• Design Patents
  • July 6, 2011
  • Law Firm: Klemchuk Kubasta LLP - Dallas Office
  • According to the Patent Act (35 U.S.C. § 101), patents may be granted for certain types of functional inventions, processes, or compositions of matter.  Patents may also be granted on new varieties of asexually produced cultivated plants as well as ornamental designs.  The latter is referred to as “design patents.”  

    What design patents cover
    Design patents protect the non-functional, ornamental designs of articles of manufacture.  While a patentable design may have functional or structural aspects, the ornamental aspect of a design must not be dictated by function alone.  One test of ornamentality is whether the article of manufacture would still function without the design or with a different design.  If so, the design is likely to meet the ornamentality requirement.  If the functional or structural aspect of a design is new and otherwise patentable, it may also be eligible for a utility patent.

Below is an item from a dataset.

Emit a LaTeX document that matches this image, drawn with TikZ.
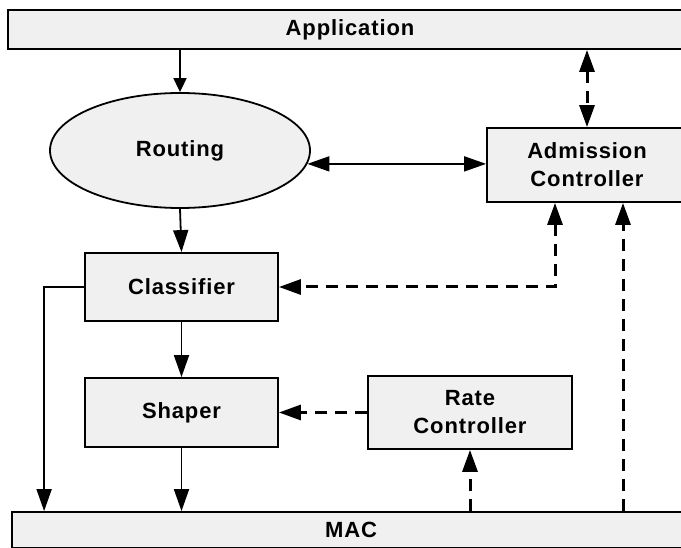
\documentclass[tikz,border=0pt]{standalone}
\usepackage{fontspec}
\setmainfont{Liberation Sans}[LetterSpace=4]
\usepackage{tikz}
\usetikzlibrary{shapes, arrows.meta, positioning, calc}
\definecolor{boxgray}{RGB}{240,240,240}
\tikzstyle{block} = [rectangle, draw=black, line width=1.8pt, fill=boxgray, align=center, font=\fontsize{22}{28}\selectfont\bfseries]
\tikzstyle{bar} = [block, minimum width=684pt]
\tikzstyle{arr} = [line width=1.8pt, -{Triangle[length=22pt, width=15pt]}]
\tikzstyle{arrboth} = [line width=1.8pt, {Triangle[length=22pt, width=15pt]}-{Triangle[length=22pt, width=15pt]}]
\tikzstyle{arrsmall} = [line width=1.8pt, -{Triangle[length=14pt, width=13pt]}]
\tikzstyle{darr} = [line width=3pt, dash pattern=on 12pt off 8pt, -{Triangle[length=22pt, width=15pt]}]
\tikzstyle{darrboth} = [darr, {Triangle[length=22pt, width=15pt]}-{Triangle[length=22pt, width=15pt]}]

\begin{document}
\begin{tikzpicture}[x=1pt, y=-1pt]
\useasboundingbox (0,0) rectangle (681,548);
\clip (0,0) rectangle (681,548);
\node (app) [bar, minimum height=39pt] at (350,29.5) {Application};
\node (mac) [bar, minimum width=678pt, minimum height=36pt] at (351,530) {MAC};
\node (rout) [block, ellipse, minimum width=260pt, minimum height=115pt] at (180,150.5) {Routing};
\node (cls) [block, minimum width=193pt, minimum height=68pt] at (181.5,287) {Classifier};
\node (shp) [block, minimum width=193pt, minimum height=69pt] at (181.5,412.5) {Shaper};
\node (adm) [block, minimum width=200pt, minimum height=74pt] at (587,165) {Admission\\Controller};
\node (rate) [block, minimum width=204pt, minimum height=73pt] at (470,412.5) {Rate\\Controller};
% solid flow
\draw[arrsmall] (app.south -| rout.north) -- (rout.north);
\draw[arr] (rout.south) -- (cls.north);
\draw[arr] (cls.south) -- (shp.north);
\draw[arr] (shp.south) -- (shp.south |- mac.north);
\draw[arr] (cls.west) -| ([xshift=33pt]mac.north west);
\draw[arrboth] (rout.-6.5) -- (rout.-6.5 -| adm.west);
% control (dashed)
\draw[darrboth] (app.south -| adm.north) -- (adm.north);
\draw[darrboth] ([xshift=-32pt]adm.south) |- (cls.east);
\draw[darr] (mac.north -| adm.south) ++(36,0) -- ([xshift=36pt]adm.south);
\draw[darr] (rate.west) -- (shp.east);
\draw[darr] (mac.north -| rate.south) -- (rate.south);
\end{tikzpicture}
\end{document}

    Requirement to obtain a design patent

    The basic requirements of patents set forth in 35 U.S.C. § 101 et seq. apply to design patents.  To be patentable, a design must be new, non-obvious, and as discussed above, non-functional. To determine whether a design is new, the USPTO will search existing design patents, current design patent applications, and literature pertaining to the article of manufacture and type of design that might reveal that the design to be patented is not new.  The body of information pertaining to a given design is called the “prior art.”  If an examination of the prior art reveals that the design has been patented previously, described in the literature or used or offered for sale for a certain amount of time before a design patent was applied for, the design will be ineligible for a patent. To be patentable, designs must also be original, which means that a design found in nature, may not be patented.

    Non-obviousness generally applies to improvements to existing designs and requires that a person reasonably skilled in the field within which the design is classified would not consider the new design to be an obvious progression from an existing design or combination of existing designs as revealed by the prior art.  The non-obviousness standard is difficult to apply and entails consideration of the scope and content of the prior art, the differences between the design for which a patent is sought and designs found in the prior art, and the level of skill exhibited in the prior art.

    Rights granted by a design patent
    When a design patent is issued, the patent gives its owner (the patentee) a right to prevent others from using, making, offering for sale, selling, or importing the design without the patent owner’s permission for a period of 14 years from the grant date of the design patent.  Utility and plant patents, on the other hand, have a 20-year term.  After the expiration of the 14-year term, the public owns the design patent and it no longer is enforceable by the patent owner.  The Patent Act provides a design patent owner the right to recover damages for infringement as well as injunctive relief.